▸ **Work required**: Your task is to copy every line of the entries that contains "this".
══ Supplied records ══
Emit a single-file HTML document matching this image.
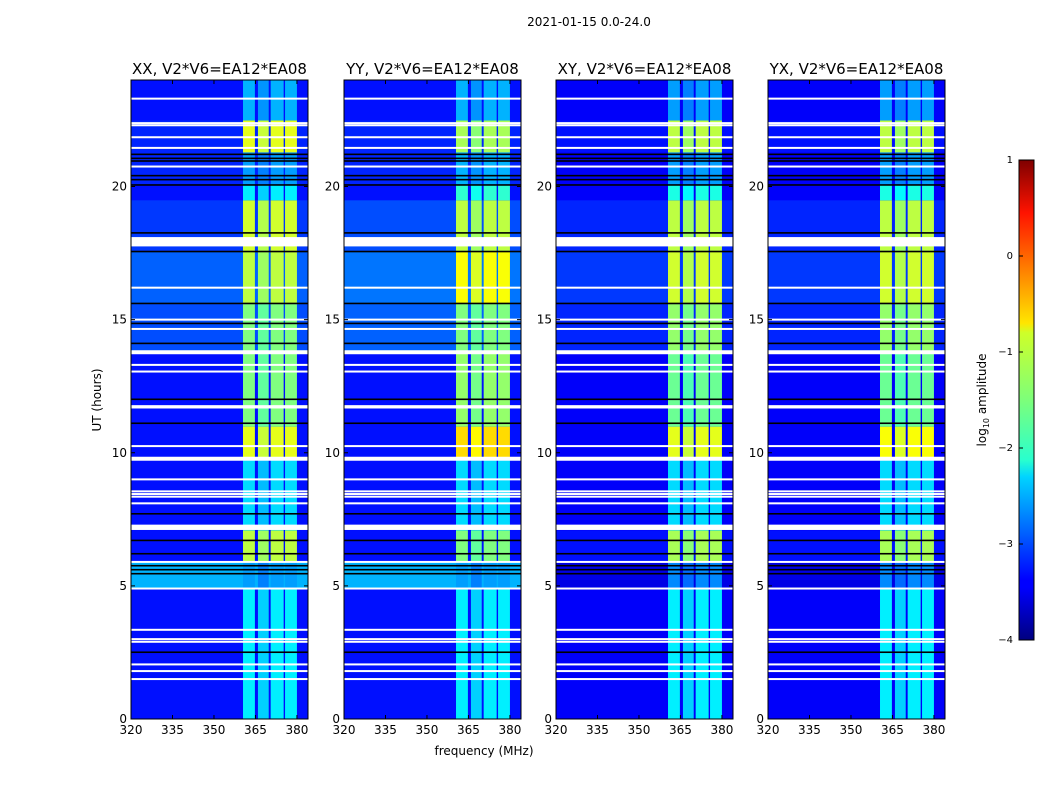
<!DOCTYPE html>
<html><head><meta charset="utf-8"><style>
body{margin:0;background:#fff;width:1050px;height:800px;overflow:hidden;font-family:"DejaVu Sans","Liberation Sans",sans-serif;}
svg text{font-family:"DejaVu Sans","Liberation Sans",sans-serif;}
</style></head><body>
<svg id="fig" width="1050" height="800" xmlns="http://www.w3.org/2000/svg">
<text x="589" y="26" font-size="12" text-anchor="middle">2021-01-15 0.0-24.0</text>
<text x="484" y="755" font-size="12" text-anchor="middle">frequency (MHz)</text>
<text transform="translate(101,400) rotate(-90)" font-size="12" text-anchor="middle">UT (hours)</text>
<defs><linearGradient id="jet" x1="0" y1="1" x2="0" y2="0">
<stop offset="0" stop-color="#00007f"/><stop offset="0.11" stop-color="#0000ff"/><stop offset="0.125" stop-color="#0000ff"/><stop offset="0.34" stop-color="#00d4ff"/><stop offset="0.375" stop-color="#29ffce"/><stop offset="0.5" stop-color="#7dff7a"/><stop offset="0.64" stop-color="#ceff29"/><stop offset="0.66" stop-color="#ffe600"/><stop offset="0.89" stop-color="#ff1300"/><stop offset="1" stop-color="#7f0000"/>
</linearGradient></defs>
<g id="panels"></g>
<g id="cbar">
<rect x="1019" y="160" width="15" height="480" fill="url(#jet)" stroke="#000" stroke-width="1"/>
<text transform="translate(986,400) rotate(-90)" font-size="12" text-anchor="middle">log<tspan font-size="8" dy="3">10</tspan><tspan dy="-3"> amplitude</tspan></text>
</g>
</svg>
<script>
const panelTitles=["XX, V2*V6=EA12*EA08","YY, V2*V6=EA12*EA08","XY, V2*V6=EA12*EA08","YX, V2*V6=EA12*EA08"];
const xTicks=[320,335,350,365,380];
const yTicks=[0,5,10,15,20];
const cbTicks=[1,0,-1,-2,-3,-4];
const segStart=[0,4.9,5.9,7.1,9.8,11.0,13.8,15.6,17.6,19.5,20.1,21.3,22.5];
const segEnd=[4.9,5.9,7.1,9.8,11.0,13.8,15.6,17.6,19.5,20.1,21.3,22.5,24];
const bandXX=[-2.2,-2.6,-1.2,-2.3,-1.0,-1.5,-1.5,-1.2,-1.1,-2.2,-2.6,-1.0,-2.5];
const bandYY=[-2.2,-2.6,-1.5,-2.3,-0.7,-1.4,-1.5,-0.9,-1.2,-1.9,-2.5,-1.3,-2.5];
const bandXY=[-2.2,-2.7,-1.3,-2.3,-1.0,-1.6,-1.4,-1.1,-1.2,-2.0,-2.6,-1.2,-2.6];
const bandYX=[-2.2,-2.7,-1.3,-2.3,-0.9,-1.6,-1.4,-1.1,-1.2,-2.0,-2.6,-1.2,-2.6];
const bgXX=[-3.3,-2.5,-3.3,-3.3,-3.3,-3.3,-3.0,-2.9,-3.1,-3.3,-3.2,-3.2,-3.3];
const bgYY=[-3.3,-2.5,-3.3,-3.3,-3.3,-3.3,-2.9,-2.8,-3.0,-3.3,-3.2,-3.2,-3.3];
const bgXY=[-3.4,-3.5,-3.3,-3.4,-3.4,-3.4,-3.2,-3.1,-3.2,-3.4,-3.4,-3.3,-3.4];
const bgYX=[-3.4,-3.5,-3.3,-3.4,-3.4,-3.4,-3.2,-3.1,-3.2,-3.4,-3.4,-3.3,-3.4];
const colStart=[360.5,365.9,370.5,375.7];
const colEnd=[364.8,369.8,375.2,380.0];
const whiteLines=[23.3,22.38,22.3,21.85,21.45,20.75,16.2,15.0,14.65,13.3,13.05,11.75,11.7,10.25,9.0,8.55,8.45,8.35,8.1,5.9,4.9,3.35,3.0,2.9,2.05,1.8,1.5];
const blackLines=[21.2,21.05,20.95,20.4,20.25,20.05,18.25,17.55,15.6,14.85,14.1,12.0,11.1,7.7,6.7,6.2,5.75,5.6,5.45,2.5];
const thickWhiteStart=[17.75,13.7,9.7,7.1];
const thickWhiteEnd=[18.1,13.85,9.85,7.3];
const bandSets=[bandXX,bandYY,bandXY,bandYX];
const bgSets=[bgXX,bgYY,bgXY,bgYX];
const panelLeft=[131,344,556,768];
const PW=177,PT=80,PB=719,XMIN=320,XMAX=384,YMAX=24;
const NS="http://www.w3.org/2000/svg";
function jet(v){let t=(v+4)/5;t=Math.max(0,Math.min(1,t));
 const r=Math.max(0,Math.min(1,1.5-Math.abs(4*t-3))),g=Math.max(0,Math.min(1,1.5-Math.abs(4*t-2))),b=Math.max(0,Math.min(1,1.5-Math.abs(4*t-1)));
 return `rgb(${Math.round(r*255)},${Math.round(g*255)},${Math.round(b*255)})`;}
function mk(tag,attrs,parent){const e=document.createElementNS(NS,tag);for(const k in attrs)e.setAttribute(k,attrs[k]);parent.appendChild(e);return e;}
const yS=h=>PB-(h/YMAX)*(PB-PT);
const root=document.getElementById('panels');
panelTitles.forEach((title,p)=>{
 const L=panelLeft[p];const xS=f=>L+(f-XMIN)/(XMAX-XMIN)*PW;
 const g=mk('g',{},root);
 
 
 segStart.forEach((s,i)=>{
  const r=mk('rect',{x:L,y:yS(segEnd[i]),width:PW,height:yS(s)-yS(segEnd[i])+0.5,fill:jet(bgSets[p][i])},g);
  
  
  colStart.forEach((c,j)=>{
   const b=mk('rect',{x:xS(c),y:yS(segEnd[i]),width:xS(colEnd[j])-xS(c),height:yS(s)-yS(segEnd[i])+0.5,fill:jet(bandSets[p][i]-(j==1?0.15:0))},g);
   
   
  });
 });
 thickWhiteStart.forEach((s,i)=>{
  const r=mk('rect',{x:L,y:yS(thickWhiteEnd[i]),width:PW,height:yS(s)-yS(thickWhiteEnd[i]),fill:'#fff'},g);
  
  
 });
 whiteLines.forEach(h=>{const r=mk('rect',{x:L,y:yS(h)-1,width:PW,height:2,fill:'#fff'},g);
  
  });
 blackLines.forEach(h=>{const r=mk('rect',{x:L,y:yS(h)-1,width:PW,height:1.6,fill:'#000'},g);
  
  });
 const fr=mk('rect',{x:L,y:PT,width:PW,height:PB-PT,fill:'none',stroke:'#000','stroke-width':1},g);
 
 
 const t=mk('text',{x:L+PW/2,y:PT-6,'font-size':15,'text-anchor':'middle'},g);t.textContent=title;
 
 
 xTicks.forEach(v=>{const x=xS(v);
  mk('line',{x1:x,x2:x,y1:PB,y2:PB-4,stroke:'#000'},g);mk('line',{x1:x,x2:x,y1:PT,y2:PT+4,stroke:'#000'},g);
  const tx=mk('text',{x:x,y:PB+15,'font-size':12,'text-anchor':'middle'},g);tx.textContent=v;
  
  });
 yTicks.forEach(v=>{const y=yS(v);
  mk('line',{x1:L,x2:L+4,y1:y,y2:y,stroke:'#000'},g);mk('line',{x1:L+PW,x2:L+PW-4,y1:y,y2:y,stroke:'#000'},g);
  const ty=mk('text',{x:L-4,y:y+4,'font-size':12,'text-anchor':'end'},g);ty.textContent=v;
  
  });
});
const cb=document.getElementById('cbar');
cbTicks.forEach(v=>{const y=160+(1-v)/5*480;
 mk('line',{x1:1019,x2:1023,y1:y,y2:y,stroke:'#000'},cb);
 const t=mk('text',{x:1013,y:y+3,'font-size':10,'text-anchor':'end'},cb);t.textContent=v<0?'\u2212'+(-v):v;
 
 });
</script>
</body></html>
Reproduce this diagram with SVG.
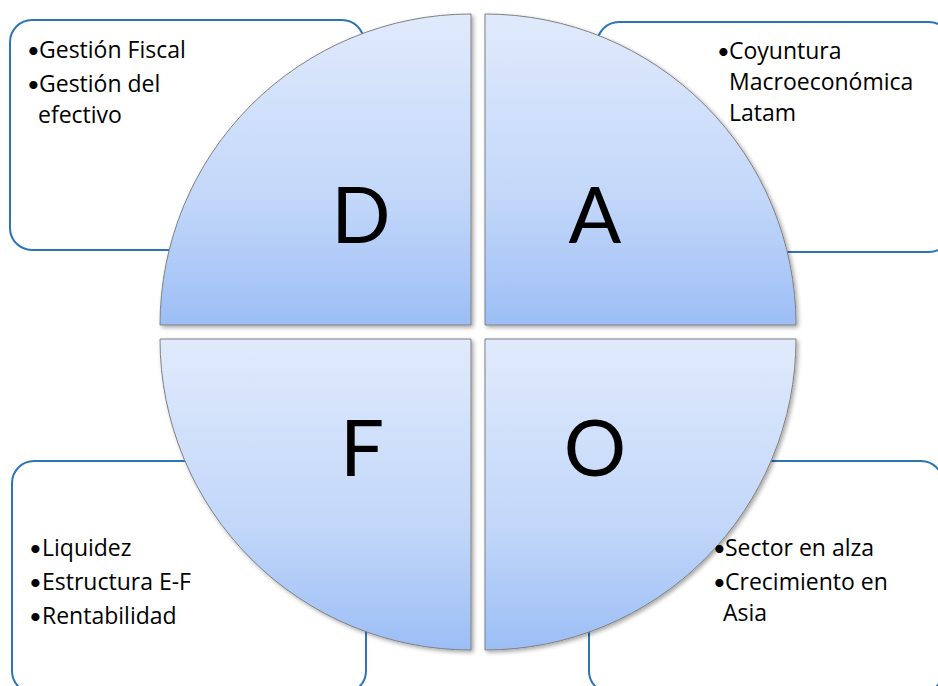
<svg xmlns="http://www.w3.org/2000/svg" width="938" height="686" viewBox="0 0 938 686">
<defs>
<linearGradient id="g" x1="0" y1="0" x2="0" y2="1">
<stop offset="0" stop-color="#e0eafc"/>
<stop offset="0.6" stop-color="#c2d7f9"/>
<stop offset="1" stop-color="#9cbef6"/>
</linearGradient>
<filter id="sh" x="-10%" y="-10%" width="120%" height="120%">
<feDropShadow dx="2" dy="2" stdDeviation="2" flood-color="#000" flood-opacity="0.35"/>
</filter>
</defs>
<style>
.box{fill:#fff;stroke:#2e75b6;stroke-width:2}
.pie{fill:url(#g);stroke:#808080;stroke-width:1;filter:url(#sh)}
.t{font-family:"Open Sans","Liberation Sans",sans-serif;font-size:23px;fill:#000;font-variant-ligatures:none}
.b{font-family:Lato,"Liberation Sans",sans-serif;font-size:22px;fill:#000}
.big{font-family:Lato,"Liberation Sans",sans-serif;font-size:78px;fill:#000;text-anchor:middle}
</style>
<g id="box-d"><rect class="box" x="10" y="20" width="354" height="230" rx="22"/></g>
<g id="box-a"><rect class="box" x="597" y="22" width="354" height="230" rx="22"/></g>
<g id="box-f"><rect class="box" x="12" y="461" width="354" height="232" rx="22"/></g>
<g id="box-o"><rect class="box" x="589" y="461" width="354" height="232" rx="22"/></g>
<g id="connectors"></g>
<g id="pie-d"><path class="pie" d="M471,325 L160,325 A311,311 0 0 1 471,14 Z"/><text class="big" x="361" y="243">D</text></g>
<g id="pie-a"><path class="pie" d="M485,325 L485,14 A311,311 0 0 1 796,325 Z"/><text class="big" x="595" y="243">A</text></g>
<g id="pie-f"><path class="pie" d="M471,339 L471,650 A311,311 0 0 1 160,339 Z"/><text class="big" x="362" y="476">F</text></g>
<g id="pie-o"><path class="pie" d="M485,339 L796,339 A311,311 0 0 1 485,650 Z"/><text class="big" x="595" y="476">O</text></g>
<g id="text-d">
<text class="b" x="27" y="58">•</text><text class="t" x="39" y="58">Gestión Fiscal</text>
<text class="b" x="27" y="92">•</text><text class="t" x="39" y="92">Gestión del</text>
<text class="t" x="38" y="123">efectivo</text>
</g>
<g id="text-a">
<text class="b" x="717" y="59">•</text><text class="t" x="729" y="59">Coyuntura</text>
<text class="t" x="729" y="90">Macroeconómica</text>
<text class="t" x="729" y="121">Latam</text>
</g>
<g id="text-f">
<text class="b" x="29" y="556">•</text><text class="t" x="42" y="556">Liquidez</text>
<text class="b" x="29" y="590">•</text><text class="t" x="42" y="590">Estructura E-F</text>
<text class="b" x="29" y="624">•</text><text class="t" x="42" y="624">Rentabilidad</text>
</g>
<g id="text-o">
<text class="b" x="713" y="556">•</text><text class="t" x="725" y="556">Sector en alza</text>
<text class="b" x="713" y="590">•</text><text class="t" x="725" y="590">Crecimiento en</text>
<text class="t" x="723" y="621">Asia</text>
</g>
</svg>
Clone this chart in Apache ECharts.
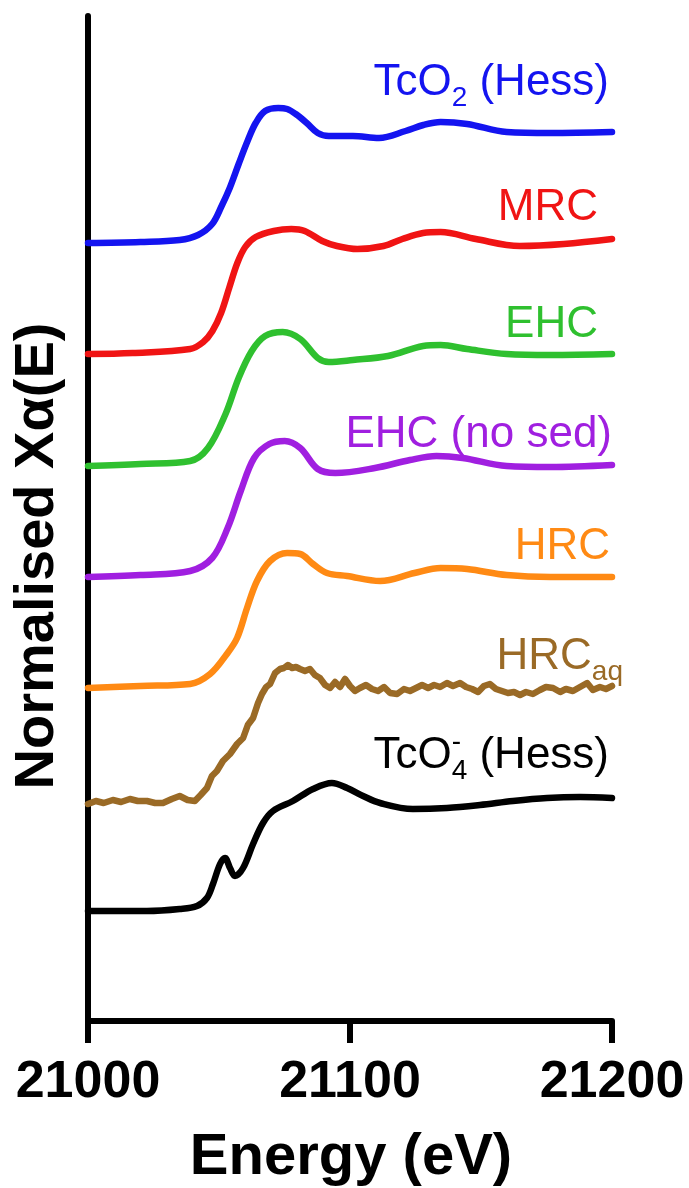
═══
▸ **Exercise answer**:
Emit a single-file HTML document matching this image.
Reproduce this diagram with SVG.
Clone this chart in Apache ECharts.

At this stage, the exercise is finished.